SAN DIEGO — Despite increased rates of acetaminophen-induced acute liver injury and acute liver failure than male counterparts, women did not experience poorer survival outcomes related to these conditions, according to findings presented at Digestive Disease Week 2016.
Jessica Rubin, MD, MPH, of the department of medicine at the University of California San Francisco, and colleagues investigated how acute liver injury and acute liver failure due to acetaminophen toxicity differ between men and women. Specifically, they looked at how these conditions present and progress and how outcomes are different between the two sexes.
“Although acetaminophen is the most common cause of acute liver injury and acute liver failure worldwide, the pathogenesis of these complications is unclear,” Rubin said.
Data for patients enrolled in the U.S. Acute Liver Failure Study Group between January 2000 and July 2015 were included. “We were looking at sex differences in presentation and hospital course,” she said. “We assessed overall survival and transplant-free survival at 21 days.”
The analysis included 1,066 patients. There were 202 patients with acute liver injury and 864 patients with acute liver failure. “The remainder of this talk will deal with the 864 acute liver failure patients,” Rubin said.
She reported on data for 654 women and 210 men.
Women with acetaminophen-induced acute liver failure had a median age of 37 years at presentation, while men were 33 years old (P < .001).
Comorbid psychiatric disease was more common in women, 60% vs. 47% (P = .009). However, the researchers reported no differences between the sexes in terms of suicidal intent as a reason for taking acetaminophen.

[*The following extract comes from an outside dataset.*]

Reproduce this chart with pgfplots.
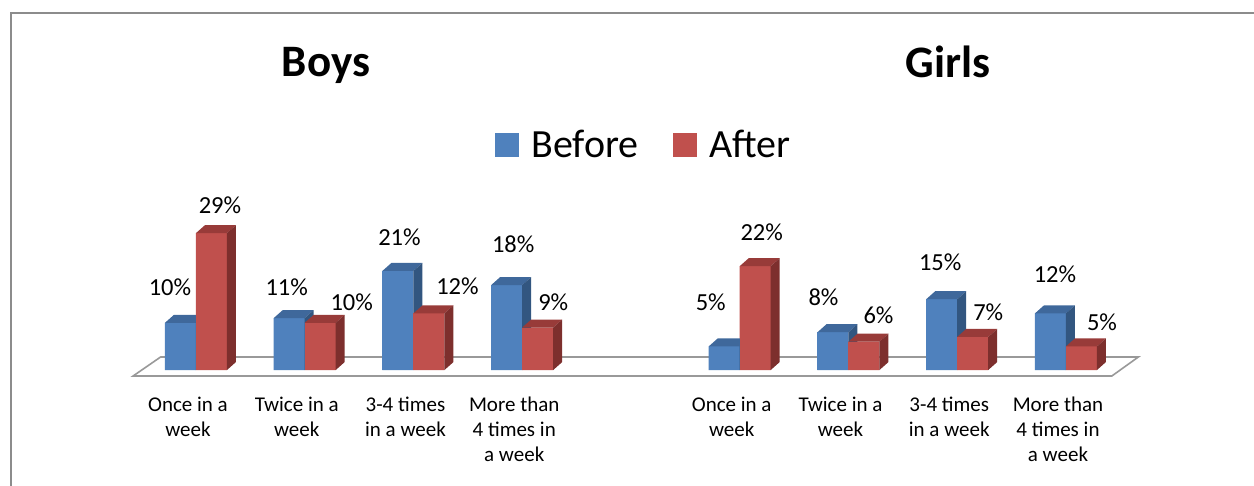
\documentclass[border=0pt]{standalone}
\usepackage{pgfplots}
\pgfplotsset{compat=1.18}
\usepackage{pgfplotstable}
\usepackage{fontspec}
\setmainfont{Carlito}
\definecolor{bluefront}{HTML}{4F81BD}
\definecolor{bluetop}{HTML}{3F689B}
\definecolor{blueside}{HTML}{325680}
\definecolor{redfront}{HTML}{C0504D}
\definecolor{redtop}{HTML}{983B39}
\definecolor{redside}{HTML}{7D2F2D}
\definecolor{framegray}{HTML}{8C8C8C}
\definecolor{floorgray}{HTML}{999999}

% 3D bar faces drawn at the top-centre of each group; x offset a = left edge of bar front
\newcommand\barfaces[4]{% #1 left edge (pt), #2 front, #3 top, #4 side
  \pgfmathsetlengthmacro\hh{\val*4.72pt}%
  \pgfsetfillcolor{#2}%
  \pgfpathrectanglecorners{\pgfpoint{#1pt}{0pt}}{\pgfpoint{#1pt+31pt}{-\hh}}%
  \pgfusepathqfill
  \pgfsetfillcolor{#3}%
  \pgfpathmoveto{\pgfpoint{#1pt}{0pt}}%
  \pgfpathlineto{\pgfpoint{#1pt+31pt}{0pt}}%
  \pgfpathlineto{\pgfpoint{#1pt+40pt}{8pt}}%
  \pgfpathlineto{\pgfpoint{#1pt+9pt}{8pt}}%
  \pgfpathclose
  \pgfusepathqfill
  \pgfsetfillcolor{#4}%
  \pgfpathmoveto{\pgfpoint{#1pt+31pt}{0pt}}%
  \pgfpathlineto{\pgfpoint{#1pt+40pt}{8pt}}%
  \pgfpathlineto{\pgfpoint{#1pt+40pt}{8pt-\hh}}%
  \pgfpathlineto{\pgfpoint{#1pt+31pt}{-\hh}}%
  \pgfpathclose
  \pgfusepathqfill
}
\pgfdeclareplotmark{bluefaces}{\barfaces{-31}{bluefront}{bluetop}{blueside}}
\pgfdeclareplotmark{redfaces}{\barfaces{0}{redfront}{redtop}{redside}}

\pgfplotstableread{
x v lx ly
0 10 -26 36
1 11 -18 31
2 21 -14 34
3 18 -9 41
5 5 -29 44
6 8 -25 35
7 15 -17 37
8 12 -11 39
}\before

\pgfplotstableread{
x v lx ly
0 29 24 28
1 10 47 21
2 12 44 27
3 9 31 25
5 22 22 34
6 6 30 26
7 7 31 25
8 5 36 24
}\after

\begin{document}
\begin{tikzpicture}
\useasboundingbox (0pt,0pt) rectangle (1254pt,485pt);
\draw[framegray, line width=2pt] (11pt,-5pt) -- (11pt,472pt) -- (1265pt,472pt);
\node[font=\fontsize{45}{54}\selectfont\bfseries, anchor=base] at (326pt,408pt) {Boys};
\node[font=\fontsize{45}{54}\selectfont\bfseries, anchor=base] at (948pt,407pt) {Girls};
\begin{axis}[
  at={(141.6pt,115pt)}, anchor=south west,
  x=108.75pt, y=4.72pt,
  xmin=-0.5, xmax=8.5, ymin=0, ymax=30,
  clip=false,
  axis x line*=bottom, axis y line=none,
  x axis line style={draw=none},
  major tick length=0pt,
  xtick style={draw=none},
  ytick=\empty,
  xtick={0,1,2,3,5,6,7,8},
  xticklabels={{Once in a\\week},{Twice in a\\week},{3-4 times\\in a week},{More than\\4 times in\\a week},{Once in a\\week},{Twice in a\\week},{3-4 times\\in a week},{More than\\4 times in\\a week}},
  xticklabel style={font=\fontsize{21}{25}\selectfont, align=center, anchor=north, inner sep=0pt, yshift=-27pt, xshift=-8pt},
  /pgf/number format/assume math mode=true,
  legend style={at={(0.5123,1.589)}, anchor=center, draw=none, fill=none,
    font=\fontsize{40}{48}\selectfont, legend columns=2,
    nodes={inner sep=0pt},
    /tikz/every even column/.append style={column sep=35pt}},
  facestyle/.style={forget plot, only marks, mark=#1,
    point meta=explicit,
    visualization depends on={\thisrow{v} \as \val},
    visualization depends on={\thisrow{lx} \as \lx},
    visualization depends on={\thisrow{ly} \as \ly},
    nodes near coords={\pgfmathprintnumber{\pgfplotspointmeta}\%},
    every node near coord/.append style={font=\fontsize{24.5}{29}\selectfont, anchor=center, inner sep=0pt, xshift=\lx pt, yshift=\ly pt, text=black}},
]
\draw[floorgray, line width=1.6pt, fill=white]
  ([shift={(-8.5pt,-6pt)}]axis cs:-0.5,0) -- ([shift={(-8.5pt,-6pt)}]axis cs:8.5,0)
  -- ([shift={(18pt,13pt)}]axis cs:8.5,0) -- ([shift={(19pt,13pt)}]axis cs:-0.5,0) -- cycle;

\addplot[ybar, bar width=31pt, bar shift=-15.5pt, fill=bluefront, draw=none,
  legend image code/.code={\fill[bluefront] (0pt,-12pt) rectangle (24pt,12pt); \path (36pt,0pt);}]
  table[x=x, y=v] {\before};
\addlegendentry{Before}

\addplot[facestyle=bluefaces] table[x=x, y=v, meta=v] {\before};

\addplot[ybar, bar width=31pt, bar shift=15.5pt, fill=redfront, draw=none,
  legend image code/.code={\fill[redfront] (0pt,-12pt) rectangle (24pt,12pt); \path (36pt,0pt);}]
  table[x=x, y=v] {\after};
\addlegendentry{After}

\addplot[facestyle=redfaces] table[x=x, y=v, meta=v] {\after};
\end{axis}
\end{tikzpicture}
\end{document}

Median ALT was 3,430 among women, compared with 4,701 for men (P = .018). Women also had lower median MELD scores at admission, 32 vs. 35 (P < .001).
Intubation rates were higher in women, as were rates of receiving mannitol. Encephalopathy rates were 59% for women and 42% men.
Similar rates of need for renal replacement therapy were reported for women and men.
Although multi-organ disease appeared more severe as a result of acetaminophen-induced acute liver failure, women had a 21-day overall survival rate of 77%, compared with 74% for men (P = .57). In addition, women also had similar rates of transplant-free survival as men, 68% vs. 67% (P = .63).
“Women were more likely to present with acetaminophen-induced acute liver injury and acute liver failure,” Rubin said. “Women also were more likely to have more critical care needs than men on admission and throughout hospitalization. However, this did not translate to significant differences between the sexes in terms of overall or transplant-free survival at 21 days.”
Rubin J, et al. Abstract #352. Presented at: Digestive Disease Week; May 21-24, 2016; San Diego.
Disclosures: Rubin reports no relevant financial disclosures.
Editor's Note: This item has been updated with additional information from the presenter.